======== Information supplied ========
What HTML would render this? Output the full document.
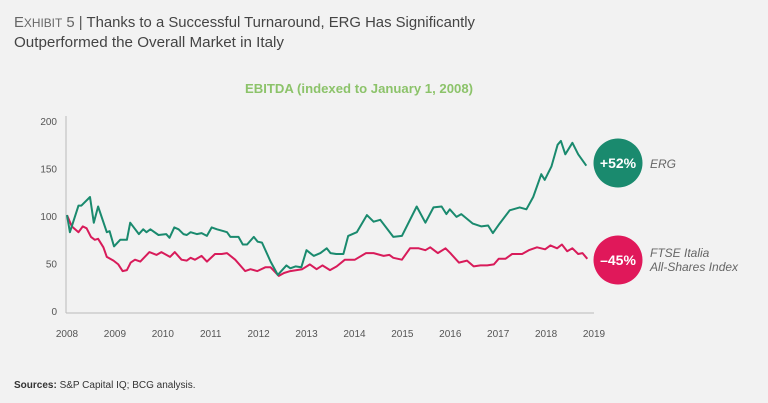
<!DOCTYPE html>
<html><head><meta charset="utf-8"><style>
html,body{margin:0;padding:0;background:#f2f2f2;}
svg{display:block;font-family:"Liberation Sans",sans-serif;}
</style></head><body>
<svg width="768" height="403" viewBox="0 0 768 403">
<rect width="768" height="403" fill="#f2f2f2"/>
<text x="14" y="27" font-size="15" fill="#555" textLength="461" lengthAdjust="spacingAndGlyphs"><tspan fill="#666">E<tspan font-size="12">XHIBIT</tspan> 5</tspan> | <tspan fill="#444">Thanks to a Successful Turnaround, ERG Has Significantly</tspan></text>
<text x="14" y="47" font-size="15" fill="#444" textLength="270" lengthAdjust="spacingAndGlyphs">Outperformed the Overall Market in Italy</text>
<text x="245" y="93" font-size="13" font-weight="bold" fill="#8cc36a" textLength="228" lengthAdjust="spacingAndGlyphs">EBITDA (indexed to January 1, 2008)</text>
<g id="axes"></g>
<g id="series"></g>
<circle cx="618" cy="163" r="24.5" fill="#1a8a6e"/>
<text x="618" y="168" font-size="14" font-weight="bold" fill="#fff" text-anchor="middle">+52%</text>
<text x="650" y="168" font-size="12" font-style="italic" fill="#666">ERG</text>
<circle cx="618" cy="260" r="24.5" fill="#e0185a"/>
<text x="618" y="265" font-size="14" font-weight="bold" fill="#fff" text-anchor="middle">–45%</text>
<text x="650" y="257" font-size="12" font-style="italic" fill="#666">FTSE Italia</text>
<text x="650" y="271" font-size="12" font-style="italic" fill="#666">All-Shares Index</text>
<text x="14" y="388" font-size="10" fill="#333"><tspan font-weight="bold">Sources:</tspan> S&amp;P Capital IQ; BCG analysis.</text>
</svg>
<script>
const yTicks=[0,50,100,150,200];
const xTicks=[2008,2009,2010,2011,2012,2013,2014,2015,2016,2017,2018,2019];
const ergYears=[2008,2008.06,2008.24,2008.3,2008.48,2008.56,2008.65,2008.83,2008.89,2008.98,2009.11,2009.25,2009.32,2009.5,2009.59,2009.66,2009.74,2009.91,2010.07,2010.14,2010.24,2010.33,2010.43,2010.5,2010.58,2010.71,2010.81,2010.92,2011.02,2011.13,2011.27,2011.34,2011.41,2011.58,2011.67,2011.76,2011.9,2011.98,2012.07,2012.25,2012.4,2012.58,2012.66,2012.77,2012.89,2013,2013.15,2013.29,2013.42,2013.5,2013.62,2013.77,2013.87,2014.05,2014.26,2014.4,2014.54,2014.81,2014.99,2015.3,2015.48,2015.65,2015.82,2015.92,2015.99,2016.13,2016.23,2016.47,2016.65,2016.79,2016.89,2017.03,2017.24,2017.45,2017.59,2017.73,2017.9,2017.97,2018.11,2018.24,2018.31,2018.4,2018.55,2018.67,2018.84];
const ergValues=[101,83,111,111,120,93,110,83,84,68,75,75,93,81,86,83,86,80,81,77,88,86,81,80,83,81,82,79,88,86,84,83,78,78,70,70,78,73,72,52,38,48,45,47,46,64,58,61,66,61,60,60,79,83,101,94,96,78,79,110,93,109,110,102,107,99,102,92,89,90,82,92,106,109,107,120,144,138,152,175,179,165,177,165,153];
const ftseYears=[2008,2008.1,2008.24,2008.33,2008.41,2008.5,2008.58,2008.65,2008.76,2008.83,2008.97,2009.07,2009.16,2009.25,2009.33,2009.42,2009.53,2009.72,2009.87,2009.97,2010.15,2010.25,2010.39,2010.5,2010.58,2010.67,2010.81,2010.92,2011.09,2011.23,2011.34,2011.51,2011.72,2011.83,2011.97,2012.14,2012.25,2012.42,2012.53,2012.66,2012.91,2013.07,2013.21,2013.33,2013.49,2013.63,2013.8,2014.01,2014.24,2014.4,2014.61,2014.73,2014.81,2014.99,2015.16,2015.34,2015.48,2015.58,2015.74,2015.9,2016,2016.18,2016.35,2016.49,2016.63,2016.77,2016.91,2017.01,2017.15,2017.29,2017.5,2017.64,2017.81,2017.98,2018.09,2018.23,2018.33,2018.44,2018.55,2018.67,2018.76,2018.86];
const ftseValues=[101,89,83,89,87,78,75,76,67,57,53,49,42,43,51,54,52,62,59,62,57,62,54,53,56,54,58,52,60,60,61,54,42,44,42,46,46,37,40,42,44,49,44,48,43,47,54,54,61,61,58,59,56,54,66,66,64,67,61,66,61,51,53,47,48,48,49,55,55,60,60,64,67,65,69,66,70,63,66,60,61,55];
const NS='http://www.w3.org/2000/svg';
const X0=67,X1=594,Y0=311,Y1=121;
function sx(y){return X0+(y-2008)*(X1-X0)/11;}
function sy(v){return Y0-v*(Y0-Y1)/200;}
function mk(tag,attrs,parent){const e=document.createElementNS(NS,tag);for(const k in attrs)e.setAttribute(k,attrs[k]);parent.appendChild(e);return e;}
const axes=document.getElementById('axes');
let l=mk('line',{x1:66,y1:116,x2:66,y2:313,stroke:'#bbb','stroke-width':1},axes);


l=mk('line',{x1:66,y1:313,x2:594,y2:313,stroke:'#bbb','stroke-width':1},axes);


yTicks.forEach(v=>{const t=mk('text',{x:57,y:sy(v)+4,'font-size':10,fill:'#555','text-anchor':'end'},axes);t.textContent=v;

});
xTicks.forEach(v=>{const t=mk('text',{x:sx(v),y:337,'font-size':10,fill:'#555','text-anchor':'middle'},axes);t.textContent=v;

});
const series=document.getElementById('series');
function line(xs,vs,color,name){const d=xs.map((x,i)=>(i?'L':'M')+sx(x).toFixed(1)+','+sy(vs[i]).toFixed(1)).join('');
const p=mk('path',{d:d,fill:'none',stroke:color,'stroke-width':2,'stroke-linejoin':'round'},series);

}
line(ftseYears,ftseValues,'#d81b5a','ftse-line');
line(ergYears,ergValues,'#1a8a6e','erg-line');
</script>
</body></html>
========
Transcribe the material exactly, keeping every word and none of the pictures.

What HTML would render this? Output the full document.
<!DOCTYPE html>
<html><head><meta charset="utf-8"><style>
html,body{margin:0;padding:0;background:#f2f2f2;}
svg{display:block;font-family:"Liberation Sans",sans-serif;}
</style></head><body>
<svg width="768" height="403" viewBox="0 0 768 403">
<rect width="768" height="403" fill="#f2f2f2"/>
<text x="14" y="27" font-size="15" fill="#555" textLength="461" lengthAdjust="spacingAndGlyphs"><tspan fill="#666">E<tspan font-size="12">XHIBIT</tspan> 5</tspan> | <tspan fill="#444">Thanks to a Successful Turnaround, ERG Has Significantly</tspan></text>
<text x="14" y="47" font-size="15" fill="#444" textLength="270" lengthAdjust="spacingAndGlyphs">Outperformed the Overall Market in Italy</text>
<text x="245" y="93" font-size="13" font-weight="bold" fill="#8cc36a" textLength="228" lengthAdjust="spacingAndGlyphs">EBITDA (indexed to January 1, 2008)</text>
<g id="axes"></g>
<g id="series"></g>
<circle cx="618" cy="163" r="24.5" fill="#1a8a6e"/>
<text x="618" y="168" font-size="14" font-weight="bold" fill="#fff" text-anchor="middle">+52%</text>
<text x="650" y="168" font-size="12" font-style="italic" fill="#666">ERG</text>
<circle cx="618" cy="260" r="24.5" fill="#e0185a"/>
<text x="618" y="265" font-size="14" font-weight="bold" fill="#fff" text-anchor="middle">–45%</text>
<text x="650" y="257" font-size="12" font-style="italic" fill="#666">FTSE Italia</text>
<text x="650" y="271" font-size="12" font-style="italic" fill="#666">All-Shares Index</text>
<text x="14" y="388" font-size="10" fill="#333"><tspan font-weight="bold">Sources:</tspan> S&amp;P Capital IQ; BCG analysis.</text>
</svg>
<script>
const yTicks=[0,50,100,150,200];
const xTicks=[2008,2009,2010,2011,2012,2013,2014,2015,2016,2017,2018,2019];
const ergYears=[2008,2008.06,2008.24,2008.3,2008.48,2008.56,2008.65,2008.83,2008.89,2008.98,2009.11,2009.25,2009.32,2009.5,2009.59,2009.66,2009.74,2009.91,2010.07,2010.14,2010.24,2010.33,2010.43,2010.5,2010.58,2010.71,2010.81,2010.92,2011.02,2011.13,2011.27,2011.34,2011.41,2011.58,2011.67,2011.76,2011.9,2011.98,2012.07,2012.25,2012.4,2012.58,2012.66,2012.77,2012.89,2013,2013.15,2013.29,2013.42,2013.5,2013.62,2013.77,2013.87,2014.05,2014.26,2014.4,2014.54,2014.81,2014.99,2015.3,2015.48,2015.65,2015.82,2015.92,2015.99,2016.13,2016.23,2016.47,2016.65,2016.79,2016.89,2017.03,2017.24,2017.45,2017.59,2017.73,2017.9,2017.97,2018.11,2018.24,2018.31,2018.4,2018.55,2018.67,2018.84];
const ergValues=[101,83,111,111,120,93,110,83,84,68,75,75,93,81,86,83,86,80,81,77,88,86,81,80,83,81,82,79,88,86,84,83,78,78,70,70,78,73,72,52,38,48,45,47,46,64,58,61,66,61,60,60,79,83,101,94,96,78,79,110,93,109,110,102,107,99,102,92,89,90,82,92,106,109,107,120,144,138,152,175,179,165,177,165,153];
const ftseYears=[2008,2008.1,2008.24,2008.33,2008.41,2008.5,2008.58,2008.65,2008.76,2008.83,2008.97,2009.07,2009.16,2009.25,2009.33,2009.42,2009.53,2009.72,2009.87,2009.97,2010.15,2010.25,2010.39,2010.5,2010.58,2010.67,2010.81,2010.92,2011.09,2011.23,2011.34,2011.51,2011.72,2011.83,2011.97,2012.14,2012.25,2012.42,2012.53,2012.66,2012.91,2013.07,2013.21,2013.33,2013.49,2013.63,2013.8,2014.01,2014.24,2014.4,2014.61,2014.73,2014.81,2014.99,2015.16,2015.34,2015.48,2015.58,2015.74,2015.9,2016,2016.18,2016.35,2016.49,2016.63,2016.77,2016.91,2017.01,2017.15,2017.29,2017.5,2017.64,2017.81,2017.98,2018.09,2018.23,2018.33,2018.44,2018.55,2018.67,2018.76,2018.86];
const ftseValues=[101,89,83,89,87,78,75,76,67,57,53,49,42,43,51,54,52,62,59,62,57,62,54,53,56,54,58,52,60,60,61,54,42,44,42,46,46,37,40,42,44,49,44,48,43,47,54,54,61,61,58,59,56,54,66,66,64,67,61,66,61,51,53,47,48,48,49,55,55,60,60,64,67,65,69,66,70,63,66,60,61,55];
const NS='http://www.w3.org/2000/svg';
const X0=67,X1=594,Y0=311,Y1=121;
function sx(y){return X0+(y-2008)*(X1-X0)/11;}
function sy(v){return Y0-v*(Y0-Y1)/200;}
function mk(tag,attrs,parent){const e=document.createElementNS(NS,tag);for(const k in attrs)e.setAttribute(k,attrs[k]);parent.appendChild(e);return e;}
const axes=document.getElementById('axes');
let l=mk('line',{x1:66,y1:116,x2:66,y2:313,stroke:'#bbb','stroke-width':1},axes);


l=mk('line',{x1:66,y1:313,x2:594,y2:313,stroke:'#bbb','stroke-width':1},axes);


yTicks.forEach(v=>{const t=mk('text',{x:57,y:sy(v)+4,'font-size':10,fill:'#555','text-anchor':'end'},axes);t.textContent=v;

});
xTicks.forEach(v=>{const t=mk('text',{x:sx(v),y:337,'font-size':10,fill:'#555','text-anchor':'middle'},axes);t.textContent=v;

});
const series=document.getElementById('series');
function line(xs,vs,color,name){const d=xs.map((x,i)=>(i?'L':'M')+sx(x).toFixed(1)+','+sy(vs[i]).toFixed(1)).join('');
const p=mk('path',{d:d,fill:'none',stroke:color,'stroke-width':2,'stroke-linejoin':'round'},series);

}
line(ftseYears,ftseValues,'#d81b5a','ftse-line');
line(ergYears,ergValues,'#1a8a6e','erg-line');
</script>
</body></html>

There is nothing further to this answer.